I'd kinda hoped we were done with the police-violence debate, and yes I realize I'm being somewhat hypocritical since I'm the one making a new thread, but I kinda think today's comic and Tailsteak's comments are overselling it a bit. While police train extensively for violent conflicts because this is the worst possible scenario, it's a kind of thing that I believe MOST cops would much prefer to avoid. When I visited the police-station in my home town (a city of about 130,000) the officer showing us around said that in 25 years on the force he'd never once had to fire his gun at a person. When I was looking up statistics for police violence in some of the older threads one site estimated shootings as high as 1000+ events per year (compared to the more official numbers of a few hundred). That seems like a lot but we live in a country of almost 300 million people with (depending on the source) 500,000-1 million cops.
Police-shootings tend to make the news a lot, and losing someone is a personal tragedy, but in a country where on an average day 2,500 people will die of one cause or another, death-by-cop doesn't even register as a blip on the radar. For a murder-oriented-profession, the majority of cops spend an awful lot of time not shooting people.
In keeping with my preference for individual rights and my distrust of the government to do things well, I tend to favor limited gun regulation and the right for law-abiding citizens to own and carry firearms. The best arguments I've heard for gun control are the "guns are only useful for violence" one- yes I can smash someone's head in with a TV or run them over with a car, but those things have other purposes as well.

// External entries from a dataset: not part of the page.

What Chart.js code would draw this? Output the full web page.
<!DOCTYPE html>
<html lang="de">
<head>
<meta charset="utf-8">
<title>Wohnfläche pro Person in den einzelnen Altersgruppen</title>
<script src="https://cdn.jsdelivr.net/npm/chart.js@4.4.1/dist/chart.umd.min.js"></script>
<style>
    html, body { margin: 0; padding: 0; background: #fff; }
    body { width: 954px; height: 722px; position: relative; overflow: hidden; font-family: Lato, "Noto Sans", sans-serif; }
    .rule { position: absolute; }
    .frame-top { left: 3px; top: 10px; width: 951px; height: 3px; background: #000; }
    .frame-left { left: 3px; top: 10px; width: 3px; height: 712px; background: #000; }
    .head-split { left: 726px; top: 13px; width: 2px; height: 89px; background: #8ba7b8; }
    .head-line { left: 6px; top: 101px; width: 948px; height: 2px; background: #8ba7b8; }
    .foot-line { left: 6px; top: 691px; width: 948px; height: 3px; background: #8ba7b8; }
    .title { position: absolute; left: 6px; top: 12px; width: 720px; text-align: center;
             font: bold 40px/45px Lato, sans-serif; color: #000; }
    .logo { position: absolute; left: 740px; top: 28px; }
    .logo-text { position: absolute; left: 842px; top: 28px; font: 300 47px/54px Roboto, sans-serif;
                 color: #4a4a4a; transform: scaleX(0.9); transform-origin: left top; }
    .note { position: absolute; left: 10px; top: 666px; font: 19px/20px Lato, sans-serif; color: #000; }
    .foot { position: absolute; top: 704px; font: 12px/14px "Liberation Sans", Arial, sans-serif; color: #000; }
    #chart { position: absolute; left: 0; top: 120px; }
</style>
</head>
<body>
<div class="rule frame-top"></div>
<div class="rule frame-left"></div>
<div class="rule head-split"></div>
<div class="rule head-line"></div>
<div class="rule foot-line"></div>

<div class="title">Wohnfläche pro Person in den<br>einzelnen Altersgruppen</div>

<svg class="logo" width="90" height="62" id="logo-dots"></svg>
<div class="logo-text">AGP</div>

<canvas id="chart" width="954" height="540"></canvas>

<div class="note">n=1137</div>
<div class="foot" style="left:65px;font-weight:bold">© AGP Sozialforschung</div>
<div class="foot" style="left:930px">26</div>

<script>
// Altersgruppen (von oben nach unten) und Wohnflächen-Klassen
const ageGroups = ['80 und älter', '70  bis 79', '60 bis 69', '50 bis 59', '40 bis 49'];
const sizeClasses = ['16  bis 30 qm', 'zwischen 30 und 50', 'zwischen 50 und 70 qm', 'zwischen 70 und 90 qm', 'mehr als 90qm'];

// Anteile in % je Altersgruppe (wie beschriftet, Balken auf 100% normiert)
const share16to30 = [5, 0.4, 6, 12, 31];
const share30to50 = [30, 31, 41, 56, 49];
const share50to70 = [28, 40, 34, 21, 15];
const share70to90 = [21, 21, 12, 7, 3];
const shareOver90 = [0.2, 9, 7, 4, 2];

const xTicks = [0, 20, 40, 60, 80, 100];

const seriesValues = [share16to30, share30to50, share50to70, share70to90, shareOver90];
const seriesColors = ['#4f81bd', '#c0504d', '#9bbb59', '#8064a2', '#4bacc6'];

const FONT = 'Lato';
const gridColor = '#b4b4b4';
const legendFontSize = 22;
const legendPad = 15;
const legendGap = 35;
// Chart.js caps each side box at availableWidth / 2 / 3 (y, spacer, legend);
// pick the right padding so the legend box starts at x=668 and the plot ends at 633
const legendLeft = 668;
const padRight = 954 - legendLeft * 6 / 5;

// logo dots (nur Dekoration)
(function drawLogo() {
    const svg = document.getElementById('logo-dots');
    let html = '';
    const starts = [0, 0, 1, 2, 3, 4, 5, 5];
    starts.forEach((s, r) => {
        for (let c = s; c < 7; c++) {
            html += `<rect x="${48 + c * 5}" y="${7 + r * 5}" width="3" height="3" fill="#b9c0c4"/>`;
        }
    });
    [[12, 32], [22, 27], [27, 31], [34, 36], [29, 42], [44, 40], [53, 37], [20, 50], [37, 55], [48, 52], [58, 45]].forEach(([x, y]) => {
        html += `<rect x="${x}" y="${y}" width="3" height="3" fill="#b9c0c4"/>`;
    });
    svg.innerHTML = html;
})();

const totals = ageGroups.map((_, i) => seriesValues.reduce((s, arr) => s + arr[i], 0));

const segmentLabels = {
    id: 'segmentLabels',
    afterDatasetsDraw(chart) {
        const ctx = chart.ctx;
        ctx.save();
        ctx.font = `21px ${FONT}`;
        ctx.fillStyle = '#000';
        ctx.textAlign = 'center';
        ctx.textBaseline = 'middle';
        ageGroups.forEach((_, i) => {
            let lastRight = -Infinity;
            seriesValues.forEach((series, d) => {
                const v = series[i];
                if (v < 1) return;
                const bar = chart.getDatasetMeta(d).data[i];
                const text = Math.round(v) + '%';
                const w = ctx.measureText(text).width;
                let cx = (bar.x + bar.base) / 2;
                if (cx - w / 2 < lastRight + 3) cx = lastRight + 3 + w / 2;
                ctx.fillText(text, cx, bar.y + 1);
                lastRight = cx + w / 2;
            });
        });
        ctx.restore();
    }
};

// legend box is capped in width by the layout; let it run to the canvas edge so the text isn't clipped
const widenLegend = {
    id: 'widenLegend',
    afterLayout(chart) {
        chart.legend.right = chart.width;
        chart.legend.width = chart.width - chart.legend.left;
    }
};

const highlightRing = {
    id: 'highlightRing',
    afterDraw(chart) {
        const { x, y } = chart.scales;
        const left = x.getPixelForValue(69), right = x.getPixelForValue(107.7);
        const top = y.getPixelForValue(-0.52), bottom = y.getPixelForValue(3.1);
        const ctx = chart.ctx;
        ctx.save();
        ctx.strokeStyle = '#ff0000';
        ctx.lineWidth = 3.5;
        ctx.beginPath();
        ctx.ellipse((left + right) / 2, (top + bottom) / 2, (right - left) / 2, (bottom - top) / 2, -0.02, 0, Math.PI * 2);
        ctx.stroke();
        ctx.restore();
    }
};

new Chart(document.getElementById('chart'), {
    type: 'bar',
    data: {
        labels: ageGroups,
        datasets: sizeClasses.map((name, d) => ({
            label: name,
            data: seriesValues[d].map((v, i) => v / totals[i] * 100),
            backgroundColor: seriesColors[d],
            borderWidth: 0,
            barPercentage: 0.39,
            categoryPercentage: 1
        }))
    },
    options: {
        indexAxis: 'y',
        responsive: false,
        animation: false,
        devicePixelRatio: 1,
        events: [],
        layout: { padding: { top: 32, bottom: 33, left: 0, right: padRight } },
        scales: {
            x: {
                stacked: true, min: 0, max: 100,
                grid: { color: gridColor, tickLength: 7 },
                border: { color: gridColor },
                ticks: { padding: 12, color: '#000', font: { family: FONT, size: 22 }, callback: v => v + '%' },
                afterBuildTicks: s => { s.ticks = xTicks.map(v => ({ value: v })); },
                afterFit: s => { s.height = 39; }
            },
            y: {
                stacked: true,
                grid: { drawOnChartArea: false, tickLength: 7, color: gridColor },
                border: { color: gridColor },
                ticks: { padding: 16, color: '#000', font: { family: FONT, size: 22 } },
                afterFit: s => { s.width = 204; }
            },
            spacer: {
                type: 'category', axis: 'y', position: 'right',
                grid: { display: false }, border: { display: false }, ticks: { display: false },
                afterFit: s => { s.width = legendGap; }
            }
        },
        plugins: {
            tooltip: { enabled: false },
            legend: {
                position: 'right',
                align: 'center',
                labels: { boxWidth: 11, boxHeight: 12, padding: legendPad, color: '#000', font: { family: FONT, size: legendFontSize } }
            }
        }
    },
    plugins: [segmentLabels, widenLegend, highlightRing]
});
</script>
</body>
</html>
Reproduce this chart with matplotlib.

Sport-shooting is a thing, but it's kind of a minor industry, relative to other forms or entertainment.
And the second argument is the suicide one. AFAIK the majority of suicides in the U.S. are still done with a firearm. Other countries have similar suicide rates from other methods (tall buildings, drinking drano, etc) but lower suicide rates overall because people don't have as easy an access to guns. On the one hand my instinctive reaction is that this is really an argument for better mental health-care, but when something like 2/3rds of approx. 40,000 deaths every year are from people sticking a gun in their mouth and pulling the trigger, that's an issue.